Urgent. Come home now. The message comes as he is driving away. Wang calls her in confusion. Listens as her phone rings and rings. Yida should be home. She has every other Monday off from Dragonfly Massage and spends the day lazing about, watching Korean soaps. Wang hangs up and steers his taxi in the direction of Maizidian, worrying that Echo has had an accident. He wonders if Yida’s parents are ill or dying in Anhui. Yida has been estranged from her parents for years, and Wang has never met his mother- or father-in-law, nor Echo her grandparents. What impact their death would have on his wife, Wang has no idea.

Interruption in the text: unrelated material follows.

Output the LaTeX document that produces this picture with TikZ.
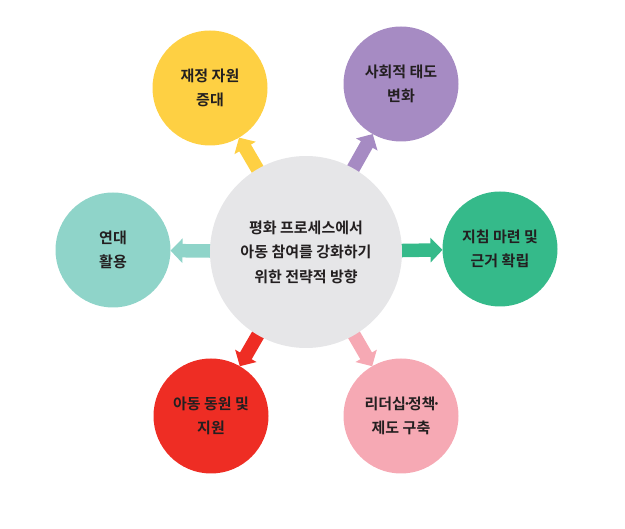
\documentclass[tikz,border=0pt]{standalone}
\usepackage{fontspec}
\newfontfamily\kr{Noto Sans CJK KR Bold}
\usetikzlibrary{arrows.meta,backgrounds}
\definecolor{cylw}{HTML}{FED043}
\definecolor{cpur}{HTML}{A68BC3}
\definecolor{ctea}{HTML}{8FD4C9}
\definecolor{cgrn}{HTML}{35BA8A}
\definecolor{cred}{HTML}{EE2D24}
\definecolor{cpnk}{HTML}{F6A9B4}
\definecolor{cgry}{HTML}{E6E6E8}
\definecolor{ctxt}{HTML}{231F20}
\newcommand\mdot{\kern-3.5pt·\kern-3.5pt}
\begin{document}
\begin{tikzpicture}[x=1pt,y=-1pt,
  sat/.style={circle,minimum size=115pt,inner sep=0pt,outer sep=0pt,align=center,text=ctxt,
    font=\kr\fontsize{15}{24.5}\selectfont},
  conn/.style={line width=13.5pt,-{Triangle[width=24pt,length=12pt]}}]
\useasboundingbox (0,0) rectangle (625,529);
\node[sat,fill=cgry,minimum size=192pt] (c) at (306,252) {평화 프로세스에서\\아동 참여를 강화하기\\위한 전략적 방향};
\node[sat,fill=cylw] (y) at (210,88) {재정 자원\\증대};
\node[sat,fill=cpur] (p) at (401,84) {사회적 태도\\변화};
\node[sat,fill=ctea] (t) at (113,250) {연대\\활용};
\node[sat,fill=cgrn] (g) at (500,249) {지침 마련 및\\근거 확립};
\node[sat,fill=cred] (r) at (211,416) {아동 동원 및\\지원};
\node[sat,fill=cpnk] (k) at (401,416) {리더십\mdot 정책\mdot\\제도 구축};
\begin{pgfonlayer}{background}
\draw[conn,cylw] (c.center) -- (y);
\draw[conn,cpur] (c.center) -- (p);
\draw[conn,ctea] (c.center) -- (t);
\draw[conn,cgrn] (c.center) -- (g);
\draw[conn,cred] (c.center) -- (r);
\draw[conn,cpnk] (c.center) -- (k);
\end{pgfonlayer}
\end{tikzpicture}
\end{document}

The TV flickers in the shadows of the living room. Coffee cups and bowls, peeled eggshells and the walnuts Yida feeds Echo to improve her grades (persuaded by the superstition that they nourish the brain, because they are the same wrinkled, hemispherical shape) clutter the table from that morning’s breakfast. There’s earthquake coverage on TV. A child’s limp hand in the rubble of a collapsed building. People’s Liberation Army rescue workers heaving at the concrete slab trapping the child to a soundtrack of pulse beats that reminds Wang of the clock ticking on a game show. Then an orchestral swell as the child is freed. Dusty and semi-conscious, his legs bloody and mangled, a stretcher bearing him away. The clip is a week old and Wang has seen it before. He wants to know what has become of the boy. Has he recovered? Can he use his legs? But the story ends here.
‘Yida?’ he calls.
Silence. He goes into the bedroom to look for her. Disorder is the natural state of the room, and a second or two passes before Wang sees the chaos is worse than usual. The mattress has been flipped up, the wardrobe doors are open, and Wang’s shirts dragged from the wire hangers like guilty suspects and dumped in a heap. The underwear drawer has been capsized, and Wang’s boxers, machine-washed to a shade of grey, cast out. Even his trouser pockets have been turned inside out, receipts and coins scattered on the rug.
‘Yida!’ he shouts.
Wang goes back to the living room. The laptop is still there, and Yida’s handbag and wallet are on the chair. Nothing seems to have been stolen. He calls her phone again. Listens to it ring and ring. Celebrities on TV are asking for donations for an earthquake relief fund. The men are grave as they request that viewers call the hotline. The female performers are quivering and emotional. A songstress wipes her tears with pink acrylic fingernails. Wang hangs up.
He is debating whether to call the police when the sirens start wailing outside. The sirens rend the skies with a loudness that can only signal disaster — a fire, or flood or air-raid attack. Wang rushes to the window. Then he remembers the national mourning for Sichuan, and the three-minute ‘silence’ scheduled one week to the minute after the earthquake struck.